Merging several styles into Christian music has helped increase its audience and sales and attract young listeners, industry leaders say.
“The music is amazing and refreshing,” Dale Baker, a marketing representative with EMI Records, told the Chillicothe Gazette. “You’ve got every style in there: rap, hard rock, dance, everything.”
Christian music sales increased 13.5 percent in 2001 and 18 percent through the first seven months of this year, the newspaper reported in a recent series.
Recent figures from the Gospel Music Association show that Columbus is one of the top 10 U.S. markets.

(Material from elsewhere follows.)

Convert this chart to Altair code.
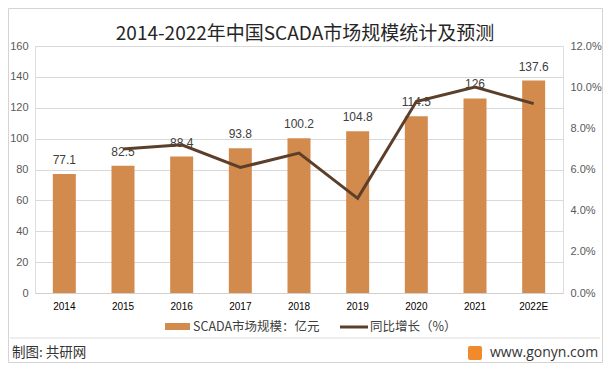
import altair as alt
import pandas as pd

years = ["2014", "2015", "2016", "2017", "2018", "2019", "2020", "2021", "2022E"]
market = [77.1, 82.5, 88.4, 93.8, 100.2, 104.8, 114.5, 126, 137.6]
growth = [None, 0.070, 0.072, 0.061, 0.068, 0.046, 0.093, 0.100, 0.092]
left_ticks = [0, 20, 40, 60, 80, 100, 120, 140, 160]
right_ticks = [0, 0.02, 0.04, 0.06, 0.08, 0.10, 0.12]

bar_name = "SCADA市场规模：亿元"
line_name = "同比增长（%）"
title_text = "2014-2022年中国SCADA市场规模统计及预测"
credit = "制图: 共研网"
site = "www.gonyn.com"

df = pd.DataFrame({"year": years, "market": market, "growth": growth})

CJK = "Noto Sans CJK SC"
NUM = "Liberation Sans"
BAR = "#D38B4D"
LINE = "#5B3F2B"

x_enc = alt.X("year:N", sort=years, title=None,
              scale=alt.Scale(paddingInner=0, paddingOuter=0),
              axis=alt.Axis(labelAngle=0, labelFont=NUM, labelFontSize=10, labelColor="#000",
                            ticks=False, domainColor="#d0d0d0", labelPadding=8))

left_axis = alt.Axis(values=left_ticks, tickCount=9, ticks=False, domain=False,
                     labelOverlap=False, labelFont=NUM, labelFontSize=11, labelColor="#595959",
                     labelPadding=7, gridColor="#d9d9d9")
y_left = alt.Y("market:Q", scale=alt.Scale(domain=[0, 160]), title=None, axis=left_axis)

bars = alt.Chart(df).mark_bar(color=BAR, size=23).encode(x=x_enc, y=y_left)
labels = alt.Chart(df).mark_text(baseline="bottom", dy=-7, font=NUM, fontSize=12, color="#404040").encode(
    x=alt.X("year:N", sort=years),
    y=y_left,
    text=alt.Text("market:Q"),
)
left = alt.layer(bars, labels)

line = alt.Chart(df).transform_filter("datum.growth != null").mark_line(color=LINE, strokeWidth=3).encode(
    x=alt.X("year:N", sort=years),
    y=alt.Y("growth:Q", scale=alt.Scale(domain=[0, 0.12]), title=None,
            axis=alt.Axis(orient="right", format=".1%", values=right_ticks,
                          ticks=False, domain=False, grid=False, labelOverlap=False, labelFont=NUM,
                          labelFontSize=11, labelColor="#595959", labelPadding=7)),
)

one = lambda s: pd.DataFrame({"t": [s]})

deco = [
    alt.Chart(one("")).mark_rect(fill="transparent", stroke="#d4d4d4", strokeWidth=1).encode(
        x=alt.value(-26.5), x2=alt.value(567.5), y=alt.value(-37.5), y2=alt.value(316.5)),
    alt.Chart(one(title_text)).mark_text(align="center", baseline="middle", font=CJK, fontSize=19,
                                         color="#262626").encode(
        x=alt.value(270), y=alt.value(-12), text="t:N"),
    alt.Chart(one("")).mark_rule(color="#dddddd", strokeWidth=1).encode(
        x=alt.value(-25), x2=alt.value(565), y=alt.value(292)),
    alt.Chart(one(bar_name)).mark_rect(color=BAR).encode(
        x=alt.value(130), x2=alt.value(155), y=alt.value(277), y2=alt.value(284)),
    alt.Chart(one(bar_name)).mark_text(align="left", baseline="middle", font=CJK, fontSize=12.5, color="#404040").encode(
        x=alt.value(158), y=alt.value(281), text="t:N"),
    alt.Chart(one(line_name)).mark_rule(color=LINE, strokeWidth=3).encode(
        x=alt.value(305), x2=alt.value(333), y=alt.value(281)),
    alt.Chart(one(line_name)).mark_text(align="left", baseline="middle", font=CJK, fontSize=12.5, color="#404040").encode(
        x=alt.value(335), y=alt.value(281), text="t:N"),
    alt.Chart(one(credit)).mark_text(align="left", baseline="middle", font=CJK, fontSize=13.5, color="#333333").encode(
        x=alt.value(-23), y=alt.value(307), text="t:N"),
    alt.Chart(one("")).mark_rect(color="#F08A2C", cornerRadius=2).encode(
        x=alt.value(433), x2=alt.value(447), y=alt.value(300), y2=alt.value(314)),
    alt.Chart(one(site)).mark_text(align="left", baseline="middle", font="Open Sans", fontSize=14, color="#333333").encode(
        x=alt.value(455), y=alt.value(307), text="t:N"),
]

chart = alt.layer(left, line, *deco).resolve_scale(y="independent").properties(
    width=528, height=247,
    autosize=alt.AutoSizeParams(type="none"),
    padding={"left": 27, "top": 38, "right": 40, "bottom": 70},
).configure_view(stroke=None).configure(background="white")

chart.save("out.html", embed_options={"renderer": "svg", "actions": False})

“We have a lot of people in that market who identify with Christian music and go out and buy it. And they support those same artists by attending their concerts,” said Frank Breeden, the association’s president.

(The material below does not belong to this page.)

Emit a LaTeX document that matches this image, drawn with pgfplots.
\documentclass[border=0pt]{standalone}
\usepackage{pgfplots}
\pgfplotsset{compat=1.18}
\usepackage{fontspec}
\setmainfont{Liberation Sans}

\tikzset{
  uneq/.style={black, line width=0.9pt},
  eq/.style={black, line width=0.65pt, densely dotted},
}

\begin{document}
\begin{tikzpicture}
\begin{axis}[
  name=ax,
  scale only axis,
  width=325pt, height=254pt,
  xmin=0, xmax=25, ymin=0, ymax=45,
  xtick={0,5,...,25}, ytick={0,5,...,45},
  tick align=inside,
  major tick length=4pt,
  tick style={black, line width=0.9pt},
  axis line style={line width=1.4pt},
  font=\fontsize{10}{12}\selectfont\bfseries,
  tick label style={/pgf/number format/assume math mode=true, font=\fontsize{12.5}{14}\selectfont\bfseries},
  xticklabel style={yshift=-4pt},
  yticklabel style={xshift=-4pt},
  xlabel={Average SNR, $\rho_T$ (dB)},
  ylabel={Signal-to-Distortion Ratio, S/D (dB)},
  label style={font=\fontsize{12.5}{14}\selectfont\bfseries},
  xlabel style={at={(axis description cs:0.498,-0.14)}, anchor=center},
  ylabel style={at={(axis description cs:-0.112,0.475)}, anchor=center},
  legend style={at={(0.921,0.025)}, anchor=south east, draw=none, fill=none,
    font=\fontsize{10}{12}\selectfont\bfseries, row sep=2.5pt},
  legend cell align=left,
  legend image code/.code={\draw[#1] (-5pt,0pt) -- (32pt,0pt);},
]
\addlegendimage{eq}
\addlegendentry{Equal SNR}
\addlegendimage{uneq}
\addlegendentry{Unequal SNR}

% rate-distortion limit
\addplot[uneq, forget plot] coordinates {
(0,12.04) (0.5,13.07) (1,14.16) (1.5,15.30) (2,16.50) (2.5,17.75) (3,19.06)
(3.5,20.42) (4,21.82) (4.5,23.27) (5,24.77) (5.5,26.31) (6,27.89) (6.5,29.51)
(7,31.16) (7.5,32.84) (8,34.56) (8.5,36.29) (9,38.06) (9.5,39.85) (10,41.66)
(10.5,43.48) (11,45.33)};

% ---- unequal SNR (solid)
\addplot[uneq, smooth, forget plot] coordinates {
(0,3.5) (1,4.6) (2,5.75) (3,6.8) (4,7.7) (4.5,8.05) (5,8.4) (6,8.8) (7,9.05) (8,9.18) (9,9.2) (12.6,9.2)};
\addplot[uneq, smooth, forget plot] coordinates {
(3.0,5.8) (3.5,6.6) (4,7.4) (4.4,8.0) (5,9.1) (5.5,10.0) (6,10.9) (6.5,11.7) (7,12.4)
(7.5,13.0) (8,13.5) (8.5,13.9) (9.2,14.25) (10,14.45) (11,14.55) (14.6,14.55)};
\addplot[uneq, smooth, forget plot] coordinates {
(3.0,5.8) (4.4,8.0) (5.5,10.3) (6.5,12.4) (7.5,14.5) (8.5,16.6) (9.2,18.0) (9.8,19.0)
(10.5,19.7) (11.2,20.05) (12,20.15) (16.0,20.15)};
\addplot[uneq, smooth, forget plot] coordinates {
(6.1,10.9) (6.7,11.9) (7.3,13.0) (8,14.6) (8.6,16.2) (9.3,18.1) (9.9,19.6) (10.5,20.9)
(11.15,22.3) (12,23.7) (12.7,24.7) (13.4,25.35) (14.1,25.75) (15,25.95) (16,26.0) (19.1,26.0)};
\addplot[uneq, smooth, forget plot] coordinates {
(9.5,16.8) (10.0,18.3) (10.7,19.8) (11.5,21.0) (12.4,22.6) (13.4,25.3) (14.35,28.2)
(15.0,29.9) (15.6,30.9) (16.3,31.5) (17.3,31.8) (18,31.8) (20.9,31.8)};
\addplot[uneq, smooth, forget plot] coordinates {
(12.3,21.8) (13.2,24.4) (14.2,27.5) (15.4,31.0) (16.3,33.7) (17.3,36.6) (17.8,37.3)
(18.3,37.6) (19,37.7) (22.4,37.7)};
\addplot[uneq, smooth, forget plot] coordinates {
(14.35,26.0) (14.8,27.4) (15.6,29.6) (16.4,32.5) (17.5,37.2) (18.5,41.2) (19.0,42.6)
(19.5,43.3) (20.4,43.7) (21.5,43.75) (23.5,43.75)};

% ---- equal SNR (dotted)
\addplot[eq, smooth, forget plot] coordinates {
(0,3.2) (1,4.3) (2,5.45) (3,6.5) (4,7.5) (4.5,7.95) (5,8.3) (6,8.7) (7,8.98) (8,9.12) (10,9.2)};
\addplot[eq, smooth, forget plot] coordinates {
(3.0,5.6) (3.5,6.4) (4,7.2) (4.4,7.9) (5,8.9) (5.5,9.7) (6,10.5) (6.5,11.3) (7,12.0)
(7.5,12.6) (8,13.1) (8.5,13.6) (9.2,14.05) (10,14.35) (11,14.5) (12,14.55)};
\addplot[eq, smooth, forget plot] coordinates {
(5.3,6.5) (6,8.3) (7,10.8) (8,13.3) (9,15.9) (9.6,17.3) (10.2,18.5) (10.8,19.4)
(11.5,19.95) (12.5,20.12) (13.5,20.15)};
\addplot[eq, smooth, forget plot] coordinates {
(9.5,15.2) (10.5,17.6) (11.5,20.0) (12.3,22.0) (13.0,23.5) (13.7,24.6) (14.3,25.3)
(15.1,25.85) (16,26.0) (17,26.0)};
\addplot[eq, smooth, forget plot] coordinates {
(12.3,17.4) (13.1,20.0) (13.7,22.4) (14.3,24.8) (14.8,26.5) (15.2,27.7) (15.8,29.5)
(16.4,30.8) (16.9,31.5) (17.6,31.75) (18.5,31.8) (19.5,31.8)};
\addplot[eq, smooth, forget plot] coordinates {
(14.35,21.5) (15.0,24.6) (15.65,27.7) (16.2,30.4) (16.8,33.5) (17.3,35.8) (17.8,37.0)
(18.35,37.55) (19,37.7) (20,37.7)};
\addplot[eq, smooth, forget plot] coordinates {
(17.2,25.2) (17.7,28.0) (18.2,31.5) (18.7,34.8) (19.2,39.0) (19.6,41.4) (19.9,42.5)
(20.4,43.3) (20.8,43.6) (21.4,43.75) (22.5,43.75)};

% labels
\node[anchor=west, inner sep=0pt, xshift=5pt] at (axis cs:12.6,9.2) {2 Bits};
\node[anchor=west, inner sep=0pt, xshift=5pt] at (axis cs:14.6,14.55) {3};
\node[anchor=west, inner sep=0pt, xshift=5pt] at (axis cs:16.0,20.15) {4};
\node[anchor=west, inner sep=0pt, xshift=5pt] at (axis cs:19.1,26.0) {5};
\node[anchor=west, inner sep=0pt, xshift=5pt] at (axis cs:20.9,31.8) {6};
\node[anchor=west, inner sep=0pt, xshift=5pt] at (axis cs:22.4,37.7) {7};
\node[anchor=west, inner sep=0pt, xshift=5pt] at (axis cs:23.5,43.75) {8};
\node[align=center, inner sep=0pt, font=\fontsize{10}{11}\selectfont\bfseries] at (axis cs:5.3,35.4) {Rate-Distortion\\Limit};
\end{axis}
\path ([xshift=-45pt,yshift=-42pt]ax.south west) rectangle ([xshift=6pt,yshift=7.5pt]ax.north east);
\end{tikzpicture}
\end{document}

Nearly 10 years ago, Christian music concerts often took place in churches before about 200 people. A recent Columbus show by singer Steven Curtis Chapman was held in the 4,000-seat Veterans Memorial Auditorium.
Scott Saunders, program director for Christian music radio station WCVO-FM, said skeptics about the style of the music quickly learn it’s a lot more than gospel. Some Christian bands have turned to alternative rock or bluegrass.
“Christian music has changed a great deal,” Saunders said, adding that it’s well-written and produced and has a contemporary sound.